Saturday, December 24, 2022

Season's Greetings

Because nothing says "Christmas" like owls on velocipedes.

Sunday, December 11, 2022

Hearst and the Devil Fish

Phoebe Hearst didn't care for her son's taste in women. Throughout his adult life, the media magnate William Randolph Hearst had a taste for showgirls and lived more or less openly with mistresses even while raising a family of five sons with his legal wife, Millicent (another showgirl). While still in his twenties, he had come close to marrying an aspiring actress named Eleanor Calhoun. Though Phoebe had actually introduced the two, she regarded Calhoun as a golddigger and firmly opposed their union. Young "Will" Hearst, at that point, had ambition but little money of his own. His father was a wealthy mining entrepreneur who eventually became a US senator, but he was absent much of the time, marginally literate, and averse to correspondence; it was Phoebe, originally a Missouri schoolteacher, who kept tabs on things. In 1887 she wrote to a friend:
I am so distressed about Will that I don't really know how I can live if he marries Eleanor Calhoun. She is determined to marry him and it seems as if he must be in the toils of the Devil fish.
The last phrase is odd. What was a Devil fish, and what labors did it undertake? Why would it be an apt metaphor for a woman who, in Phoebe's view, was out to ensnare her son?

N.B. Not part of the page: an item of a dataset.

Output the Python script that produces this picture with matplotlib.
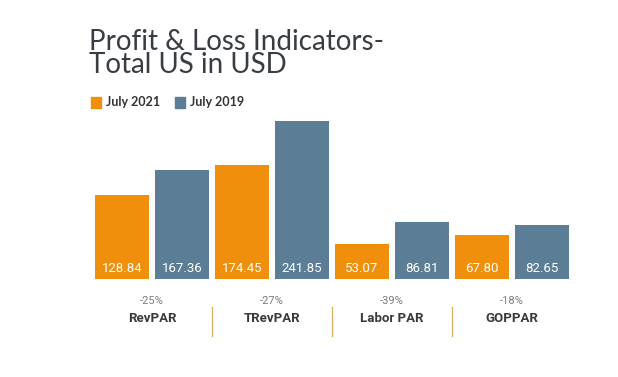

It turns out that the term "devil-fish" or "devilfish" has been applied to a bewildering range of creatures, from gray whales to manta rays, but the animal Phoebe had in mind was neither fish nor cetacean but a cephalopod. Had she been inclined, she could have read an 1875 book by Henry Lee, the keeper of the Brighton Aquarium, entitled The Octopus, Or, The "Devil-fish" of Fiction and of Fact. One chapter of Lee's book retells a portion of Victor Hugo's novel Les Travailleurs de la mer, which describes a life-and-death struggle between a Guernsey fisherman and a giant octopus. Phoebe, who was well-travelled and who is known to have studied French as an adult, may well have been familiar with Hugo's account, in translation or in the original, and if not no doubt she had heard similar stories.

Once the "Devil fish" has been identified, the metaphor starts to make sense. Phoebe saw Eleanor Calhoun as a sinister monster threatening to enfold Will in her lethal embrace. But what about the "toils"?

My first thought was that Hearst's biographer, David Nasaw, had mistranscribed Phoebe's letter, and that what she really wrote was "coils of the Devil fish," referring to its tentacles. But Nasaw is a careful researcher and his book is well-edited; surely the error, if it were such, would have been spotted early on. I then supposed that Phoebe meant to write "coils" but had slipped and written "toils," perhaps with Hugo's "toilers" in the back of her mind. As it turns out, however, there's no need for creative speculations. Phoebe wrote "toils" because she meant "toils"; the word "toil" has an archaic meaning of "net, snare," related to the French toile. In a 19th-century translation of Hugo's The Hunchback of Notre-Dame a fly is said to be "caught in the toils of the spider." The octopus idiom seems to have been in the air; in 1897 a writer named Owen Hall, who certainly hadn't read Phoebe's letter, used the identical words in a short story entitled "In a Treasure Ship."

A similar molluscan metaphor would inspire Frank Norris's 1901 novel about the California railway industry, The Octopus.